*Raw data*.
* * *

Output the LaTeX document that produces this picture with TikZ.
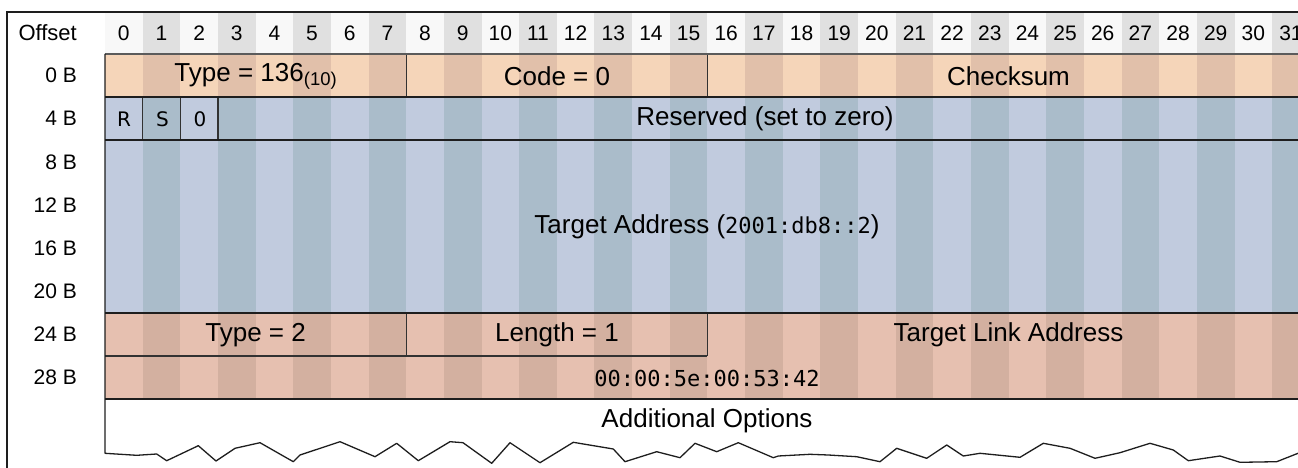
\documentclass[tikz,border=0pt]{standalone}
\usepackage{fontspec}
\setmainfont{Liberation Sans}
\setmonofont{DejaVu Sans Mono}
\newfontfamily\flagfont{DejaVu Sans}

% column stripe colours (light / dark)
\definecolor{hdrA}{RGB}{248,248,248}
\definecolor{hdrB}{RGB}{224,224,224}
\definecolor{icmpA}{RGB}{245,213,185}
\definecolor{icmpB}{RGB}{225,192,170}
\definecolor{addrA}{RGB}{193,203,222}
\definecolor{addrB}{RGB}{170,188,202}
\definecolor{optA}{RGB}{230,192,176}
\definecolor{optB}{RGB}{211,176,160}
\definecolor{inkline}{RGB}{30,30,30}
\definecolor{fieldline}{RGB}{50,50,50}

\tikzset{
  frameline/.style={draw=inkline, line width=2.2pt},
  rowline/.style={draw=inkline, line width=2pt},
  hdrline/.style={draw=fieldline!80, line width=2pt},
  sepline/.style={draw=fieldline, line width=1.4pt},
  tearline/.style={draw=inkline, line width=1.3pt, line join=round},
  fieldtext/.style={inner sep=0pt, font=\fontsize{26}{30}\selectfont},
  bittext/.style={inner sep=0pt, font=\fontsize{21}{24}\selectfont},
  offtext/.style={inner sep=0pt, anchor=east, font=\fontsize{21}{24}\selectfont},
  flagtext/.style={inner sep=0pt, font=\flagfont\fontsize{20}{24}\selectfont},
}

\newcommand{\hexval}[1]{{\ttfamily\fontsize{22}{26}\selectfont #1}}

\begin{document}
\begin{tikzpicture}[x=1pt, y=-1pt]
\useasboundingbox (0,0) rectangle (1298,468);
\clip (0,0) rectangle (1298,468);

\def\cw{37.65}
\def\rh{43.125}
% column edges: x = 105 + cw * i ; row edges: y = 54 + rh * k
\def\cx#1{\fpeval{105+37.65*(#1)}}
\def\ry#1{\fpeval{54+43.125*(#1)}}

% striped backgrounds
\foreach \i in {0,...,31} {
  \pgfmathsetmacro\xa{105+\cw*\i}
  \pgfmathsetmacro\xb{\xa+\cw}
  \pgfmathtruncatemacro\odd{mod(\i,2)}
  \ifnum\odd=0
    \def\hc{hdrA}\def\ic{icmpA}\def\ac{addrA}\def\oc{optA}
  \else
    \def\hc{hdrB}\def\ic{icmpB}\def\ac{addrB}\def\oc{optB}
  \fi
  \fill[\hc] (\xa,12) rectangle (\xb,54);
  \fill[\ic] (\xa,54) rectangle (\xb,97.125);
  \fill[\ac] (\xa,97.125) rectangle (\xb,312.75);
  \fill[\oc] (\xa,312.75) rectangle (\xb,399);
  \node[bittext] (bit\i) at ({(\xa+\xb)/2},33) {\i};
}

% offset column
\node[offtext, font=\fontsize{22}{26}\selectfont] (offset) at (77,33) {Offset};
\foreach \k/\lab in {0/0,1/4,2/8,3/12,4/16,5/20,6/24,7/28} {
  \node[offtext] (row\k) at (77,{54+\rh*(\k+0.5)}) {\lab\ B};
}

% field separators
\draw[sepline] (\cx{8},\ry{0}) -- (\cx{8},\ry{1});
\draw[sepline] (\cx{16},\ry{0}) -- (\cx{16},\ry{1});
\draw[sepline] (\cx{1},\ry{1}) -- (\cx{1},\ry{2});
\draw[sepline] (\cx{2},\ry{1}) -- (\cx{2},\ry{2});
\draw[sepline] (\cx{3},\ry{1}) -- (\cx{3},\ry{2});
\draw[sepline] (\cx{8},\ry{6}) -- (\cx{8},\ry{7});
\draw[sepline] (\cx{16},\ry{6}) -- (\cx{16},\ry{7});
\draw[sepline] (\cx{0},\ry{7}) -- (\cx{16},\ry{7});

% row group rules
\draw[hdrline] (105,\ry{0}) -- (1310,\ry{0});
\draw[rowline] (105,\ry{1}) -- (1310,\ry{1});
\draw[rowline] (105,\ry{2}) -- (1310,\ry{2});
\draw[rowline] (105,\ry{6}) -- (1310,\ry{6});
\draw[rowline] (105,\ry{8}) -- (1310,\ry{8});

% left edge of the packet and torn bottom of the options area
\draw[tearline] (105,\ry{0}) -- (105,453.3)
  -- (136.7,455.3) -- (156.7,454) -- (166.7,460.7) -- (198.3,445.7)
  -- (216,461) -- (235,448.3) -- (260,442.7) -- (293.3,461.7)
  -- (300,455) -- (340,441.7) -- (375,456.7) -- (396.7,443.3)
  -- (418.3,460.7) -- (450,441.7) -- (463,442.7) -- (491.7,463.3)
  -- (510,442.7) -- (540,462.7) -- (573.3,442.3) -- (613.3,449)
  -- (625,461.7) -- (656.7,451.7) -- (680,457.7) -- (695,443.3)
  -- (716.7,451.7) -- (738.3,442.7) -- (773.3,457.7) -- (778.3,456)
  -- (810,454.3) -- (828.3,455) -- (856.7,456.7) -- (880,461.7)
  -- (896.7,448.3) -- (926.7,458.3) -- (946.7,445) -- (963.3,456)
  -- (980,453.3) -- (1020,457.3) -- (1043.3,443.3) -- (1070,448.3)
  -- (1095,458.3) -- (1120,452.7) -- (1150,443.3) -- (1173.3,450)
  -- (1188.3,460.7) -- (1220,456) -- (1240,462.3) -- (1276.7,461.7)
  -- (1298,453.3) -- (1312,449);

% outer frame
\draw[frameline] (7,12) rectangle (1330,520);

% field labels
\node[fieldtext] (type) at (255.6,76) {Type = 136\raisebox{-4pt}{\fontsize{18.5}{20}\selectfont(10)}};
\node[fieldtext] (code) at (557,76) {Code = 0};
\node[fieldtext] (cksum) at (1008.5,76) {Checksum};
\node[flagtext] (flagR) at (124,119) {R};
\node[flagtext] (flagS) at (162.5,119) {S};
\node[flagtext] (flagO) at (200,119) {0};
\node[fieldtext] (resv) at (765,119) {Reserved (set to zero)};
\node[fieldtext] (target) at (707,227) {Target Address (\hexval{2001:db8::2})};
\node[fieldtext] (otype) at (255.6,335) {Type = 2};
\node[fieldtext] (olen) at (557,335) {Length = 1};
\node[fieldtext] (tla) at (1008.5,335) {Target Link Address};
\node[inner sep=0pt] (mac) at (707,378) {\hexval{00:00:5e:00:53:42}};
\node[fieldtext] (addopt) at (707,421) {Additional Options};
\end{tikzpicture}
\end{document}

* * *

*Job*. Print out the material word for word, omitting the pictures.

*Answer to this exercise*.
Output the LaTeX document that produces this picture with TikZ.
\documentclass[tikz,border=0pt]{standalone}
\usepackage{fontspec}
\setmainfont{Liberation Sans}
\setmonofont{DejaVu Sans Mono}
\newfontfamily\flagfont{DejaVu Sans}

% column stripe colours (light / dark)
\definecolor{hdrA}{RGB}{248,248,248}
\definecolor{hdrB}{RGB}{224,224,224}
\definecolor{icmpA}{RGB}{245,213,185}
\definecolor{icmpB}{RGB}{225,192,170}
\definecolor{addrA}{RGB}{193,203,222}
\definecolor{addrB}{RGB}{170,188,202}
\definecolor{optA}{RGB}{230,192,176}
\definecolor{optB}{RGB}{211,176,160}
\definecolor{inkline}{RGB}{30,30,30}
\definecolor{fieldline}{RGB}{50,50,50}

\tikzset{
  frameline/.style={draw=inkline, line width=2.2pt},
  rowline/.style={draw=inkline, line width=2pt},
  hdrline/.style={draw=fieldline!80, line width=2pt},
  sepline/.style={draw=fieldline, line width=1.4pt},
  tearline/.style={draw=inkline, line width=1.3pt, line join=round},
  fieldtext/.style={inner sep=0pt, font=\fontsize{26}{30}\selectfont},
  bittext/.style={inner sep=0pt, font=\fontsize{21}{24}\selectfont},
  offtext/.style={inner sep=0pt, anchor=east, font=\fontsize{21}{24}\selectfont},
  flagtext/.style={inner sep=0pt, font=\flagfont\fontsize{20}{24}\selectfont},
}

\newcommand{\hexval}[1]{{\ttfamily\fontsize{22}{26}\selectfont #1}}

\begin{document}
\begin{tikzpicture}[x=1pt, y=-1pt]
\useasboundingbox (0,0) rectangle (1298,468);
\clip (0,0) rectangle (1298,468);

\def\cw{37.65}
\def\rh{43.125}
% column edges: x = 105 + cw * i ; row edges: y = 54 + rh * k
\def\cx#1{\fpeval{105+37.65*(#1)}}
\def\ry#1{\fpeval{54+43.125*(#1)}}

% striped backgrounds
\foreach \i in {0,...,31} {
  \pgfmathsetmacro\xa{105+\cw*\i}
  \pgfmathsetmacro\xb{\xa+\cw}
  \pgfmathtruncatemacro\odd{mod(\i,2)}
  \ifnum\odd=0
    \def\hc{hdrA}\def\ic{icmpA}\def\ac{addrA}\def\oc{optA}
  \else
    \def\hc{hdrB}\def\ic{icmpB}\def\ac{addrB}\def\oc{optB}
  \fi
  \fill[\hc] (\xa,12) rectangle (\xb,54);
  \fill[\ic] (\xa,54) rectangle (\xb,97.125);
  \fill[\ac] (\xa,97.125) rectangle (\xb,312.75);
  \fill[\oc] (\xa,312.75) rectangle (\xb,399);
  \node[bittext] (bit\i) at ({(\xa+\xb)/2},33) {\i};
}

% offset column
\node[offtext, font=\fontsize{22}{26}\selectfont] (offset) at (77,33) {Offset};
\foreach \k/\lab in {0/0,1/4,2/8,3/12,4/16,5/20,6/24,7/28} {
  \node[offtext] (row\k) at (77,{54+\rh*(\k+0.5)}) {\lab\ B};
}

% field separators
\draw[sepline] (\cx{8},\ry{0}) -- (\cx{8},\ry{1});
\draw[sepline] (\cx{16},\ry{0}) -- (\cx{16},\ry{1});
\draw[sepline] (\cx{1},\ry{1}) -- (\cx{1},\ry{2});
\draw[sepline] (\cx{2},\ry{1}) -- (\cx{2},\ry{2});
\draw[sepline] (\cx{3},\ry{1}) -- (\cx{3},\ry{2});
\draw[sepline] (\cx{8},\ry{6}) -- (\cx{8},\ry{7});
\draw[sepline] (\cx{16},\ry{6}) -- (\cx{16},\ry{7});
\draw[sepline] (\cx{0},\ry{7}) -- (\cx{16},\ry{7});

% row group rules
\draw[hdrline] (105,\ry{0}) -- (1310,\ry{0});
\draw[rowline] (105,\ry{1}) -- (1310,\ry{1});
\draw[rowline] (105,\ry{2}) -- (1310,\ry{2});
\draw[rowline] (105,\ry{6}) -- (1310,\ry{6});
\draw[rowline] (105,\ry{8}) -- (1310,\ry{8});

% left edge of the packet and torn bottom of the options area
\draw[tearline] (105,\ry{0}) -- (105,453.3)
  -- (136.7,455.3) -- (156.7,454) -- (166.7,460.7) -- (198.3,445.7)
  -- (216,461) -- (235,448.3) -- (260,442.7) -- (293.3,461.7)
  -- (300,455) -- (340,441.7) -- (375,456.7) -- (396.7,443.3)
  -- (418.3,460.7) -- (450,441.7) -- (463,442.7) -- (491.7,463.3)
  -- (510,442.7) -- (540,462.7) -- (573.3,442.3) -- (613.3,449)
  -- (625,461.7) -- (656.7,451.7) -- (680,457.7) -- (695,443.3)
  -- (716.7,451.7) -- (738.3,442.7) -- (773.3,457.7) -- (778.3,456)
  -- (810,454.3) -- (828.3,455) -- (856.7,456.7) -- (880,461.7)
  -- (896.7,448.3) -- (926.7,458.3) -- (946.7,445) -- (963.3,456)
  -- (980,453.3) -- (1020,457.3) -- (1043.3,443.3) -- (1070,448.3)
  -- (1095,458.3) -- (1120,452.7) -- (1150,443.3) -- (1173.3,450)
  -- (1188.3,460.7) -- (1220,456) -- (1240,462.3) -- (1276.7,461.7)
  -- (1298,453.3) -- (1312,449);

% outer frame
\draw[frameline] (7,12) rectangle (1330,520);

% field labels
\node[fieldtext] (type) at (255.6,76) {Type = 136\raisebox{-4pt}{\fontsize{18.5}{20}\selectfont(10)}};
\node[fieldtext] (code) at (557,76) {Code = 0};
\node[fieldtext] (cksum) at (1008.5,76) {Checksum};
\node[flagtext] (flagR) at (124,119) {R};
\node[flagtext] (flagS) at (162.5,119) {S};
\node[flagtext] (flagO) at (200,119) {0};
\node[fieldtext] (resv) at (765,119) {Reserved (set to zero)};
\node[fieldtext] (target) at (707,227) {Target Address (\hexval{2001:db8::2})};
\node[fieldtext] (otype) at (255.6,335) {Type = 2};
\node[fieldtext] (olen) at (557,335) {Length = 1};
\node[fieldtext] (tla) at (1008.5,335) {Target Link Address};
\node[inner sep=0pt] (mac) at (707,378) {\hexval{00:00:5e:00:53:42}};
\node[fieldtext] (addopt) at (707,421) {Additional Options};
\end{tikzpicture}
\end{document}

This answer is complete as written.